At the time, I was too dumb to know that my credit card likely insured it. Matter of fact, I probably was too dumb to have put it on the card. Chances are I paid cash.
Whatever. I figured I couldn’t send it back with a scratch my dog had put into it less than an hour after Ethan Allen’s delivery guys had carried it into the house. So I’ve lived with it for lo, these several years.
And I still covet the Thos. Moser coffee table.
Turns out the Ethan Allen finish was so fragile the mere force of your eyeballs staring at it could inflict a scratch. Over time it picked up many more dings, some from unfathomable sources.
Lately I’ve been thinking, what the hell; life is short, a train of thought tending toward a possible purchase. A Thos. Moser purchase.

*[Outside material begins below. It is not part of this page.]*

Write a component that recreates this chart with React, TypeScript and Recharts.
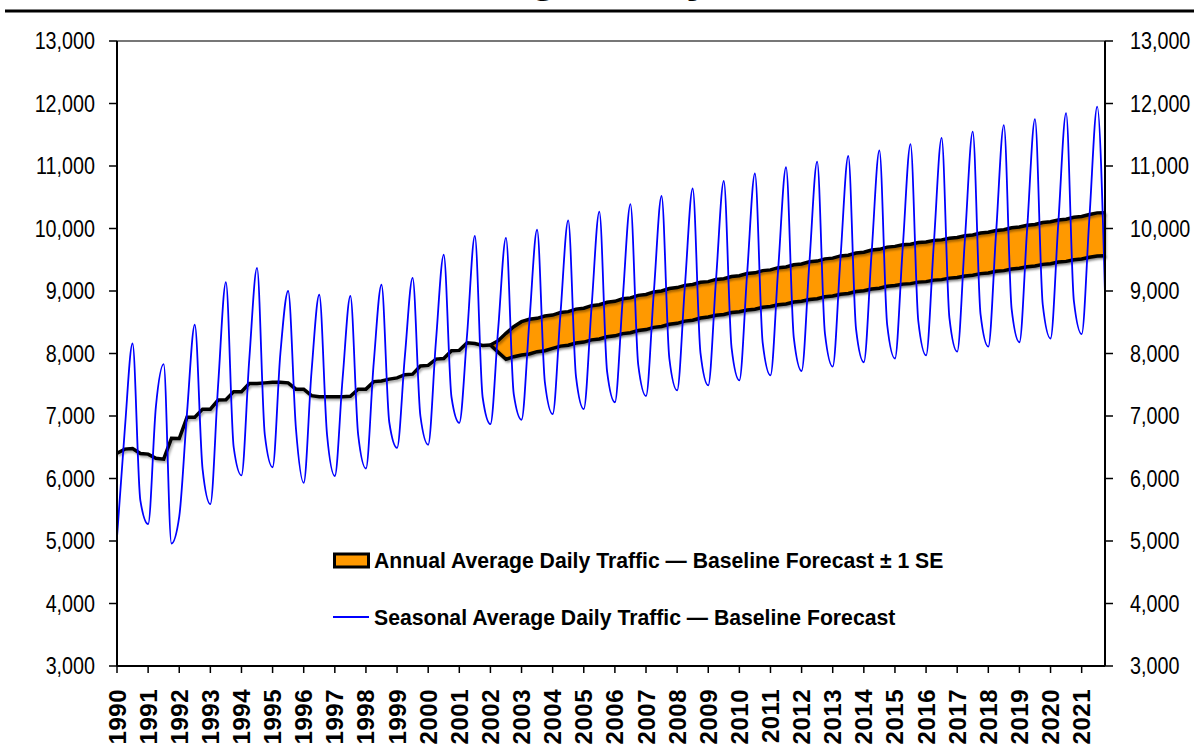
import React from 'react';
import {
  ComposedChart,
  Line,
  Area,
  XAxis,
  YAxis,
  ReferenceLine,
} from 'recharts';

// tick labels
const years = [
  '1990', '1991', '1992', '1993', '1994', '1995', '1996', '1997',
  '1998', '1999', '2000', '2001', '2002', '2003', '2004', '2005',
  '2006', '2007', '2008', '2009', '2010', '2011', '2012', '2013',
  '2014', '2015', '2016', '2017', '2018', '2019', '2020', '2021',
];
const yTicks = [3000, 4000, 5000, 6000, 7000, 8000, 9000, 10000, 11000, 12000, 13000];

// quarterly seasonal ADT, 1990 Q1 .. 2021 Q4 (one row per year)
const seasonalAdt = [
  5060, 6780, 8160, 5650,
  5270, 7150, 7830, 4960,
  5390, 7050, 8460, 6150,
  5590, 7500, 9140, 6500,
  6050, 7900, 9370, 6700,
  6180, 8000, 9000, 6800,
  5930, 7700, 8940, 6700,
  6040, 7600, 8920, 6700,
  6160, 7850, 9100, 6900,
  6490, 7950, 9210, 7000,
  6540, 8200, 9580, 7300,
  6890, 8300, 9880, 7300,
  6870, 8400, 9850, 7350,
  6940, 8500, 9980, 7540,
  7030, 8630, 10130, 7630,
  7110, 8740, 10270, 7710,
  7220, 8860, 10390, 7820,
  7320, 8970, 10520, 7920,
  7410, 9080, 10640, 8010,
  7490, 9180, 10760, 8090,
  7570, 9280, 10880, 8170,
  7650, 9370, 10980, 8250,
  7720, 9450, 11070, 8320,
  7790, 9530, 11160, 8390,
  7860, 9610, 11250, 8460,
  7920, 9690, 11350, 8520,
  7970, 9760, 11450, 8570,
  8030, 9840, 11550, 8630,
  8110, 9930, 11655, 8710,
  8180, 10010, 11750, 8780,
  8240, 10090, 11845, 8840,
  8310, 10180, 11950, 8960,
];

// historical annual ADT (moving), 1990 Q1 .. 2002 Q1
const annualAdt = [
  6403, 6470, 6480, 6400,
  6390, 6323, 6310, 6643,
  6640, 6979, 6980, 7110,
  7110, 7256, 7260, 7390,
  7390, 7520, 7520, 7530,
  7540, 7540, 7530, 7430,
  7430, 7325, 7310, 7310,
  7310, 7310, 7315, 7430,
  7430, 7550, 7560, 7590,
  7610, 7660, 7670, 7800,
  7810, 7910, 7920, 8045,
  8050, 8170, 8160, 8130,
  8136,
];

// forecast band (-1 SE / +1 SE), 2002 Q1 .. 2021 Q4
const forecastLow = [
  8136, 8019, 7907, 7949,
  7976, 7992, 8029, 8045,
  8083, 8118, 8133, 8168,
  8183, 8218, 8233, 8268,
  8283, 8318, 8333, 8368,
  8383, 8418, 8433, 8468,
  8483, 8518, 8533, 8568,
  8583, 8613, 8625, 8655,
  8667, 8697, 8709, 8739,
  8751, 8781, 8793, 8823,
  8835, 8865, 8877, 8907,
  8919, 8949, 8961, 8991,
  9003, 9033, 9045, 9075,
  9087, 9110, 9118, 9142,
  9150, 9174, 9182, 9206,
  9215, 9241, 9252, 9278,
  9289, 9315, 9326, 9352,
  9363, 9389, 9400, 9426,
  9437, 9463, 9474, 9500,
  9511, 9540, 9560, 9565,
];
const forecastHigh = [
  8136, 8205, 8323, 8429,
  8509, 8547, 8563, 8600,
  8615, 8655, 8670, 8710,
  8725, 8765, 8780, 8820,
  8835, 8875, 8890, 8930,
  8945, 8985, 9000, 9040,
  9055, 9090, 9105, 9140,
  9150, 9185, 9197, 9232,
  9244, 9279, 9291, 9326,
  9338, 9373, 9385, 9420,
  9432, 9467, 9479, 9514,
  9526, 9561, 9573, 9608,
  9620, 9655, 9667, 9702,
  9714, 9740, 9748, 9775,
  9783, 9810, 9818, 9845,
  9855, 9885, 9897, 9927,
  9939, 9969, 9981, 10011,
  10023, 10053, 10065, 10095,
  10107, 10137, 10149, 10179,
  10191, 10225, 10250, 10253,
];

const forecastStart = annualAdt.length - 1;

const chartData = seasonalAdt.map((v, i) => {
  const f = i - forecastStart;
  return {
    q: i,
    seasonal: v,
    annual: i < annualAdt.length ? annualAdt[i] : null,
    band: f >= 0 ? [forecastLow[f], forecastHigh[f]] : null,
  };
});

const title = 'Average Daily Traffic';
const legendItems = [
  { label: 'Annual Average Daily Traffic \u2014 Baseline Forecast \u00b1 1 SE', kind: 'band' },
  { label: 'Seasonal Average Daily Traffic \u2014 Baseline Forecast', kind: 'line' },
];

const font = "'Liberation Sans', Arial, sans-serif";

const YearTick = (props: any) => {
  const { x, y, payload } = props;
  return (
    <text
      x={x}
      y={y}
      transform={`rotate(-90 ${x} ${y})`}
      textAnchor="end"
      dominantBaseline="central"
      fontFamily={font}
      fontWeight="bold"
      fontSize={24}
      letterSpacing={0.5}
      fill="#000"
    >
      {years[payload.value / 4]}
    </text>
  );
};

// narrow-looking value labels (Arial Narrow style)
const ValueTick = (props: any) => {
  const { x, y, payload, textAnchor } = props;
  return (
    <g transform={`translate(${x},${y}) scale(0.84,1)`}>
      <text
        x={0}
        y={0}
        textAnchor={textAnchor}
        dominantBaseline="central"
        fontFamily={font}
        fontSize={23.5}
        fill="#000"
      >
        {Number(payload.value).toLocaleString('en-US')}
      </text>
    </g>
  );
};

export default function App() {
  return (
    <div style={{ position: 'absolute', left: 0, top: 0, width: 1198, height: 754, background: '#fff' }}>
      <ComposedChart
        width={1198}
        height={754}
        data={chartData}
        margin={{ top: 41, right: 0, bottom: 0, left: 0 }}
      >
        <defs>
          <filter id="shade" x="-5%" y="-5%" width="110%" height="120%">
            <feDropShadow dx="1.5" dy="2" stdDeviation="0.8" floodColor="#000" floodOpacity="0.35" />
          </filter>
        </defs>
        <XAxis
          dataKey="q"
          type="number"
          domain={[0, 127]}
          ticks={years.map((_, i) => i * 4)}
          interval={0}
          height={88}
          tickSize={7}
          tickMargin={16}
          axisLine={{ stroke: '#000', strokeWidth: 2 }}
          tickLine={{ stroke: '#000', strokeWidth: 1.5 }}
          tick={<YearTick />}
        />
        <YAxis
          yAxisId="left"
          orientation="left"
          domain={[3000, 13000]}
          ticks={yTicks}
          interval={0}
          width={117}
          tickSize={8}
          tickMargin={14}
          axisLine={{ stroke: '#000', strokeWidth: 2 }}
          tickLine={{ stroke: '#000', strokeWidth: 1.5 }}
          tick={<ValueTick />}
        />
        <YAxis
          yAxisId="right"
          orientation="right"
          domain={[3000, 13000]}
          ticks={yTicks}
          interval={0}
          width={93}
          tickSize={8}
          tickMargin={17}
          axisLine={{ stroke: '#000', strokeWidth: 2 }}
          tickLine={{ stroke: '#000', strokeWidth: 1.5 }}
          tick={<ValueTick />}
        />
        <ReferenceLine yAxisId="left" y={13000} stroke="#777" strokeWidth={2} />
        <Area
          yAxisId="left"
          dataKey="band"
          type="linear"
          fill="#FF9900"
          fillOpacity={1}
          stroke="#000"
          strokeWidth={3.5}
          filter="url(#shade)"
          isAnimationActive={false}
          activeDot={false}
          dot={false}
        />
        <Line
          yAxisId="left"
          dataKey="annual"
          type="linear"
          stroke="#000"
          strokeWidth={3.5}
          filter="url(#shade)"
          dot={false}
          activeDot={false}
          isAnimationActive={false}
        />
        <Line
          yAxisId="right"
          dataKey="seasonal"
          type="monotone"
          stroke="#0000FF"
          strokeWidth={1.8}
          dot={false}
          activeDot={false}
          isAnimationActive={false}
        />
      </ComposedChart>
      <svg
        width={1198}
        height={754}
        style={{ position: 'absolute', left: 0, top: 0, pointerEvents: 'none' }}
      >
        <text x={397} y={-9} fontFamily={font} fontWeight="bold" fontSize={48} fill="#000">
          {title}
        </text>
        <line x1={5} x2={1194} y1={11} y2={11} stroke="#000" strokeWidth={3} />
        {legendItems.map((item, i) => {
          const cy = 560 + i * 57;
          return (
            <g key={item.label}>
              {item.kind === 'band' ? (
                <rect x={334.5} y={cy - 6} width={34} height={13} fill="#FF9900" stroke="#000" strokeWidth={3} />
              ) : (
                <line x1={333} x2={369} y1={cy} y2={cy} stroke="#0000FF" strokeWidth={1.8} />
              )}
              <text
                x={374}
                y={cy + 7.5}
                fontFamily={font}
                fontWeight="bold"
                fontSize={21.2}
                fill="#000"
              >
                {item.label}
              </text>
            </g>
          );
        })}
      </svg>
    </div>
  );
}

But I’d look at the table and think its wood didn’t look all that bad, and under the layers of dark stain and shiny varnish its construction looked much like the Stickley’s. And it occurred to me to wonder if I could strip and refinish it myself. But…I’m past my handyperson days.
So when Gustavo and Manny were here I asked if they thought they could refinish it.
Gustavo speaks mostly Spanish and has the look of an old-country craftsman about him. He may just be a campesino, but he puts on a convincing show of knowing what he’s doing.
He said he thought the table was made of maple, and he pointed out that the top was not veneered — he showed me how to tell. He proposed to refinish it to match the Stickley piece rather than to apply a hand-rubbed oil finish. However, he will make several test pieces for me to approve.
He was taken by the Thos. Moser continuous-arm chair and the Thos. Moser New Gloucester rocker, particularly by their amazing joinery. And he also noticed the table that I’d paid $300 for at the model-home furniture clearance store.
I allowed as to how I thought it was junk — particle-board with a veneer — but it looked pretty good. He said it wasn’t fine furniture, but it wasn’t actually junk, either: he pointed out that the veneer is unusually thick, thick enough to withstand one sanding and refinishing. Not bad, he thought, as veneer goes.
Well, what it all boiled down to is that Gustavo will repair the broken captain’s chair, hand-strip both chairs and the coffee table, and refinish all three pieces for less than half the cost of a new Thos. Moser coffee table & shipping. They also propose to level the annoying eight-foot bookcase in the living room.
It’ll pare down the diddle-it-away fund, but I do believe I can afford it.